Is this true? In the years ahead there are going to be sophisticated "digs" on and near the famous summit, so answers to many questions may be forthcoming.

A $6 million museum has been approved for the Donner Lake Memorial State Park. Starting this summer, California State Park archaeologists, overseen by a Chico State professor, will conduct a dig in the area where the new museum is to be constructed. The location is on the path between two of the three cabins built in November 1846 by members of the Donner party.

This boulder (glacial erratic) near the east end of Donner Lake served as the west wall of the Murphy family cabin during the heavy winter of 1846-7. Archaeological digs conducted on this site in the 1980s and 1990s produced artifacts and animal bones, but no evidence of human cannibalism.

Summer 2006's excavation is focused primarily on finding artifacts and remnants of Native Americans. Previous digs at one of the cabin sites revealed many Donner party artifacts such as ceramic shards, jewelry and other miscellaneous items. A pioneer monument was erected over a second cabin location in the early 20th century; so far it has stymied efforts for a scientific exploration there.

Over the years, souvenir hunters and amateur archaeologists have looted the site (located close to old Highway 40 and the first transcontinental railroad), but this summer's dig may still unearth additional Donner relics.
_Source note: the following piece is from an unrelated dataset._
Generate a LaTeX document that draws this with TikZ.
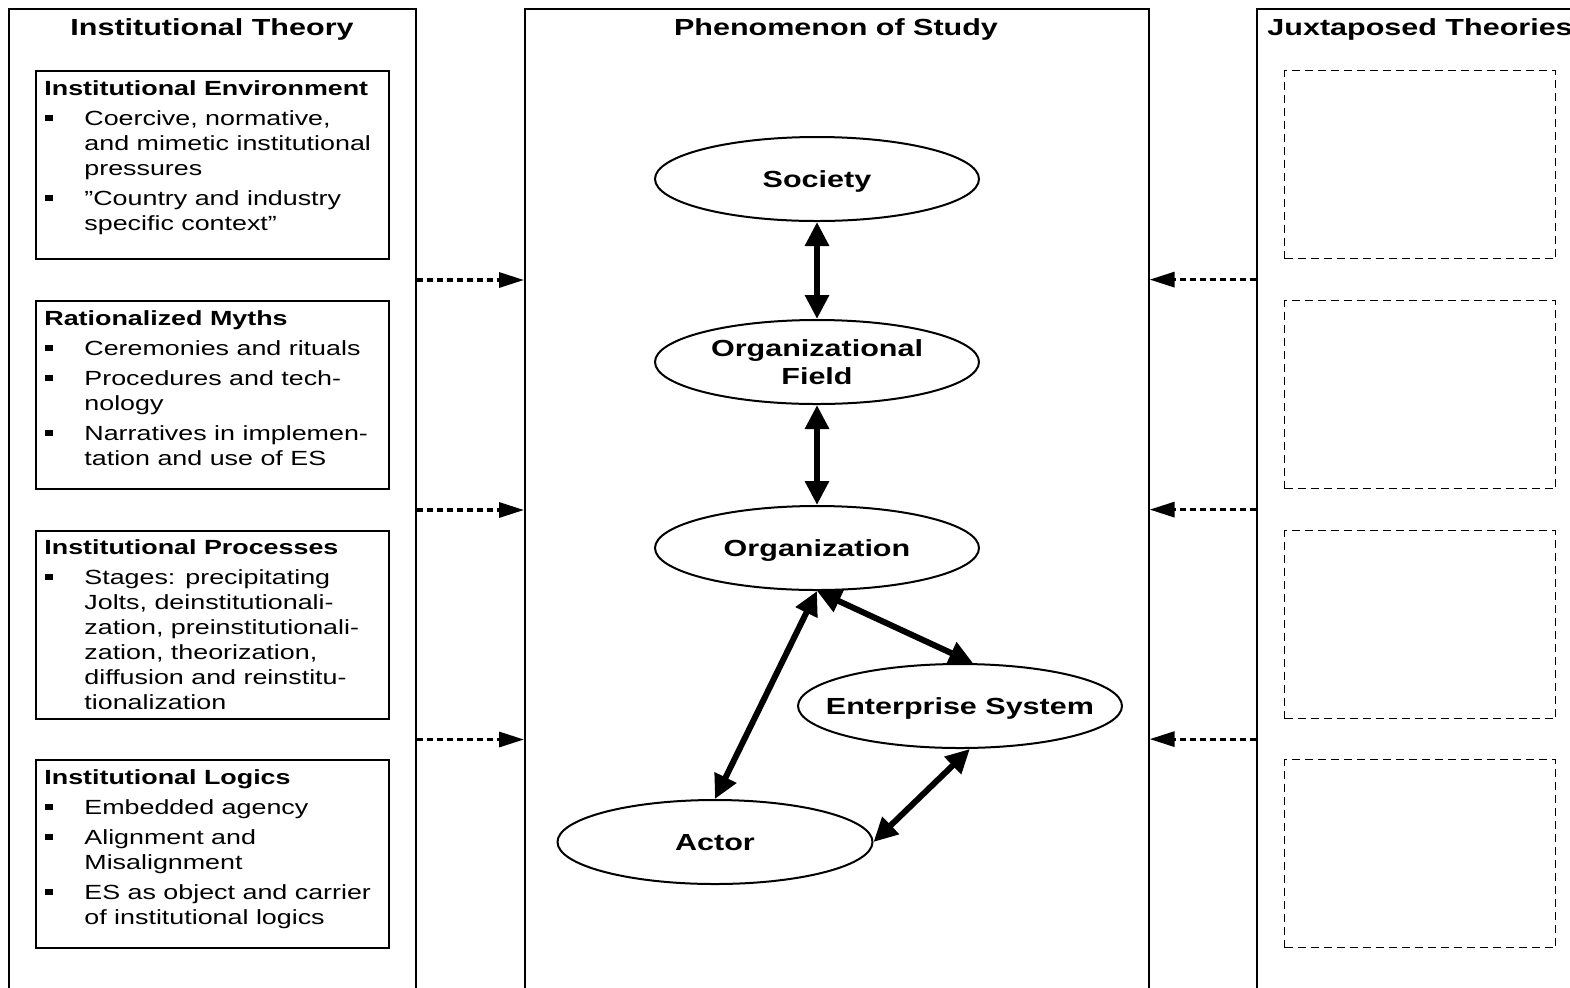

More exciting would be the discovery of evidence from the Elisha Stephens-led wagon train of 1844, the first pioneers to haul wagons over Donner Pass and open the California Trail. (Attempts to name the pass, Stephens Pass, have failed over the years.)
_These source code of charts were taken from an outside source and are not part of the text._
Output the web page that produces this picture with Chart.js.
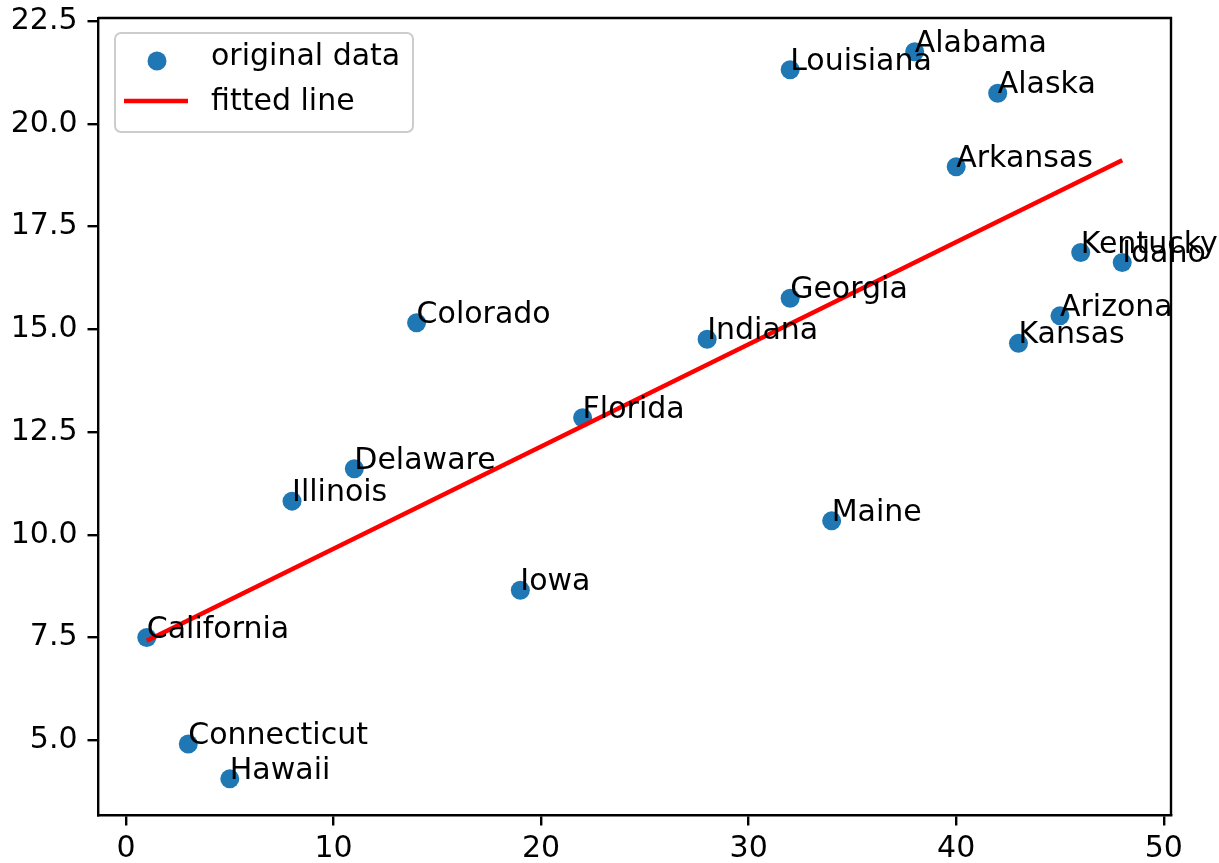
<!DOCTYPE html>
<html>
<head>
<meta charset="utf-8">
<script src="https://cdn.jsdelivr.net/npm/chart.js@4.4.0/dist/chart.umd.min.js"></script>
<style>
    html, body { margin: 0; padding: 0; background: #fff; }
    #wrap { width: 1219px; height: 863px; }
</style>
</head>
<body>
<div id="wrap"><canvas id="chart" width="1219" height="863"></canvas></div>
<script>
// data
const states = ['California', 'Connecticut', 'Hawaii', 'Illinois', 'Delaware', 'Colorado', 'Iowa', 'Florida',
    'Indiana', 'Georgia', 'Louisiana', 'Maine', 'Alabama', 'Arkansas', 'Alaska', 'Kansas', 'Arizona', 'Kentucky', 'Idaho'];
const xValues = [1, 3, 5, 8, 11, 14, 19, 22, 28, 32, 32, 34, 38, 40, 42, 43, 45, 46, 48];
const yValues = [7.50, 4.91, 4.06, 10.82, 11.61, 15.16, 8.65, 12.85, 14.76, 15.76, 21.32, 10.34, 21.76, 18.96, 20.75, 14.66, 15.33, 16.87, 16.63];

// fitted line end points
const fitX = [1, 48];
const fitY = [7.42, 19.12];

const xTicks = [0, 10, 20, 30, 40, 50];
const yTicks = [5.0, 7.5, 10.0, 12.5, 15.0, 17.5, 20.0, 22.5];

const FONT = 'DejaVu Sans';
const DOT_COLOR = '#1f77b4';

// state names next to each point (matplotlib annotate style: left / baseline)
const pointLabels = {
    id: 'pointLabels',
    afterDatasetsDraw(chart) {
        const ctx = chart.ctx;
        const meta = chart.getDatasetMeta(0);
        ctx.save();
        ctx.font = `30px "${FONT}"`;
        ctx.fillStyle = '#000';
        ctx.textAlign = 'left';
        ctx.textBaseline = 'alphabetic';
        meta.data.forEach((pt, i) => ctx.fillText(states[i], pt.x, pt.y));
        ctx.restore();
    }
};

// top and right spines + legend box in the upper left corner
const frameAndLegend = {
    id: 'frameAndLegend',
    afterDraw(chart) {
        const ctx = chart.ctx;
        const a = chart.chartArea;
        ctx.save();
        ctx.strokeStyle = '#000';
        ctx.lineWidth = 2.4;
        ctx.beginPath();
        ctx.moveTo(a.left, a.top);
        ctx.lineTo(a.right, a.top);
        ctx.lineTo(a.right, a.bottom);
        ctx.stroke();

        const bx = a.left + 17, by = a.top + 15, bw = 298, bh = 99;
        ctx.beginPath();
        ctx.roundRect(bx, by, bw, bh, 6);
        ctx.fillStyle = 'rgba(255,255,255,0.8)';
        ctx.fill();
        ctx.strokeStyle = '#cccccc';
        ctx.lineWidth = 2;
        ctx.stroke();

        const ds = chart.data.datasets;
        // scatter entry
        ctx.beginPath();
        ctx.arc(bx + 42, by + 28, 9.5, 0, Math.PI * 2);
        ctx.fillStyle = ds[0].backgroundColor;
        ctx.fill();
        // line entry
        ctx.beginPath();
        ctx.moveTo(bx + 9, by + 68);
        ctx.lineTo(bx + 73, by + 68);
        ctx.strokeStyle = ds[1].borderColor;
        ctx.lineWidth = 4.5;
        ctx.stroke();

        ctx.font = `30px "${FONT}"`;
        ctx.fillStyle = '#000';
        ctx.textAlign = 'left';
        ctx.textBaseline = 'alphabetic';
        ctx.fillText(ds[0].label, bx + 96, by + 32);
        ctx.fillText(ds[1].label, bx + 96, by + 77);
        ctx.restore();
    }
};

const axisCommon = {
    type: 'linear',
    grid: { display: true, drawOnChartArea: false, drawTicks: true, tickLength: 10.5, color: '#000', lineWidth: 2.4 },
    border: { display: true, color: '#000', width: 2.4 },
};

const ctx = document.getElementById('chart').getContext('2d');
new Chart(ctx, {
    type: 'scatter',
    data: {
        datasets: [
            {
                label: 'original data',
                data: xValues.map((x, i) => ({ x: x, y: yValues[i] })),
                backgroundColor: DOT_COLOR,
                borderWidth: 0,
                pointRadius: 9.5,
                pointHoverRadius: 9.5,
                order: 1
            },
            {
                label: 'fitted line',
                data: fitX.map((x, i) => ({ x: x, y: fitY[i] })),
                showLine: true,
                borderColor: 'red',
                backgroundColor: 'red',
                borderWidth: 4.5,
                pointRadius: 0,
                fill: false,
                tension: 0,
                order: 0
            }
        ]
    },
    options: {
        responsive: false,
        animation: false,
        devicePixelRatio: 1,
        layout: { padding: { top: 18, right: 48, left: 0, bottom: 0 } },
        plugins: { legend: { display: false }, tooltip: { enabled: false } },
        scales: {
            x: {
                ...axisCommon,
                min: -1.35,
                max: 50.35,
                afterBuildTicks: (scale) => { scale.ticks = xTicks.map(v => ({ value: v })); },
                afterFit: (scale) => {
                    scale.height = 48;
                    scale.paddingLeft = 0;
                    scale.paddingRight = 0;
                },
                ticks: {
                    autoSkip: false, maxRotation: 0, padding: 6,
                    color: '#000', font: { family: FONT, size: 30 },
                    callback: (v) => String(v)
                }
            },
            y: {
                ...axisCommon,
                min: 3.18,
                max: 22.58,
                afterBuildTicks: (scale) => { scale.ticks = yTicks.map(v => ({ value: v })); },
                afterFit: (scale) => {
                    scale.width = 98;
                    // let the top label hang over the padding like matplotlib does
                    scale.paddingTop = 0;
                    scale.paddingBottom = 0;
                },
                ticks: {
                    autoSkip: false, padding: 10,
                    color: '#000', font: { family: FONT, size: 30 },
                    callback: (v) => Number(v).toFixed(1)
                }
            }
        }
    },
    plugins: [pointLabels, frameAndLegend]
});
</script>
</body>
</html>
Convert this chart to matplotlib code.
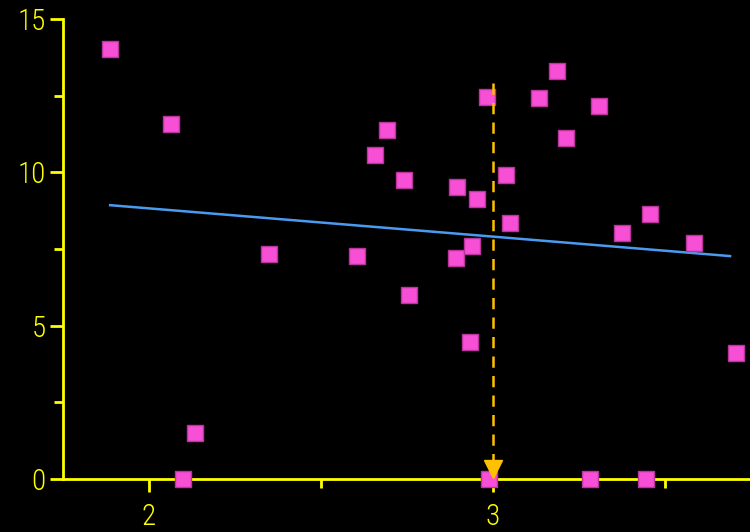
import numpy as np
import matplotlib
matplotlib.use("Agg")
import matplotlib.pyplot as plt
from matplotlib.ticker import MultipleLocator
from matplotlib import font_manager as fm

x_vals = [1.887, 2.064, 2.134, 2.099, 2.349, 2.605, 2.657, 2.692, 2.741, 2.756,
          2.895, 2.892, 2.939, 2.953, 2.933, 2.983, 2.988, 3.038, 3.049, 3.134,
          3.186, 3.212, 3.282, 3.308, 3.375, 3.445, 3.456, 3.584, 3.706]
y_vals = [14.02, 11.57, 1.50, 0.0, 7.34, 7.27, 10.56, 11.38, 9.75, 6.0,
          9.52, 7.2, 7.6, 9.13, 4.47, 12.46, 0.0, 9.91, 8.35, 12.42,
          13.3, 11.12, 0.0, 12.16, 8.02, 0.0, 8.64, 7.69, 4.11]
trend_x = [1.887, 3.689]
trend_y = [8.93, 7.27]
marker_x = 3.0
marker_top = 12.9
y_ticks = [0, 5, 10, 15]
x_ticks = [2, 3]

names = {f.name for f in fm.fontManager.ttflist}
cands = ['Roboto Condensed', 'Liberation Sans Narrow', 'DejaVu Sans Condensed',
         'Open Sans Condensed', 'Noto Sans Display']
fam = [c for c in cands if c in names] + ['DejaVu Sans']
plt.rcParams['font.family'] = fam
stretch = 'condensed'

fig = plt.figure(figsize=(7.5, 5.32), dpi=100, facecolor='black')
ax = fig.add_axes([0.084, 0.0996, 0.916, 0.8646], facecolor='black')

yellow = '#FFFF00'
ax.scatter(x_vals, y_vals, marker='s', s=120, color='#F74FD6', edgecolor='#B8359A',
           linewidth=1, zorder=3, clip_on=False)

ax.plot(trend_x, trend_y, color='#4A9BF0', lw=1.8, zorder=2)

ax.plot([marker_x, marker_x], [marker_top, 0.6], color='#FFC000', lw=1.8,
        linestyle=(0, (4.5, 3.3)), zorder=4)
ax.plot([marker_x], [0.32], marker='v', markersize=13, color='#FFC000', zorder=5,
        clip_on=False)

ax.set_xlim(1.75, 3.747)
ax.set_ylim(0, 15)
ax.set_xticks(x_ticks)
ax.set_yticks(y_ticks)
ax.xaxis.set_minor_locator(MultipleLocator(0.5))
ax.yaxis.set_minor_locator(MultipleLocator(2.5))

for s in ['top', 'right']:
    ax.spines[s].set_visible(False)
for s in ['left', 'bottom']:
    ax.spines[s].set_color(yellow)
    ax.spines[s].set_linewidth(2)

ax.tick_params(axis='both', which='major', colors=yellow, length=9.5, width=2,
               labelsize=21, direction='out')
ax.tick_params(axis='both', which='minor', colors=yellow, length=6.5, width=2,
               direction='out')
ax.tick_params(axis='x', which='major', pad=8)
ax.tick_params(axis='y', which='major', pad=3)
for lab in ax.get_xticklabels() + ax.get_yticklabels():
    lab.set_fontstretch(stretch)
    lab.set_fontweight('light')

fig.savefig('out.png', dpi=100, facecolor='black')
Frank X. Mullen, a Donner party historian and senior journalist for the Reno Gazette-Journal, reported that in the deeper layers of the soil, archaeologists "may find artifacts from the Washoe people (who wintered in present-day Western Nevada), the tribes who preceded them, and other humans who crisscrossed Donner Pass thousands of years ago. Previous digs have unearthed Washoe ovens, projectile points - spear and arrow tips - that go back at least 6,000 years."

This picture is of Indian "metates" at Spooner Lake. A metate is a shallow grinding bowl in which nuts and seeds were ground by milling with a small stone held in the hand.



American Indians may have used the cave pictured below to rest, spot game, or take shelter from the weather.

Editor's Note: The photos and story are by Mark McLaughlin who is a weather historian living on the North Shore.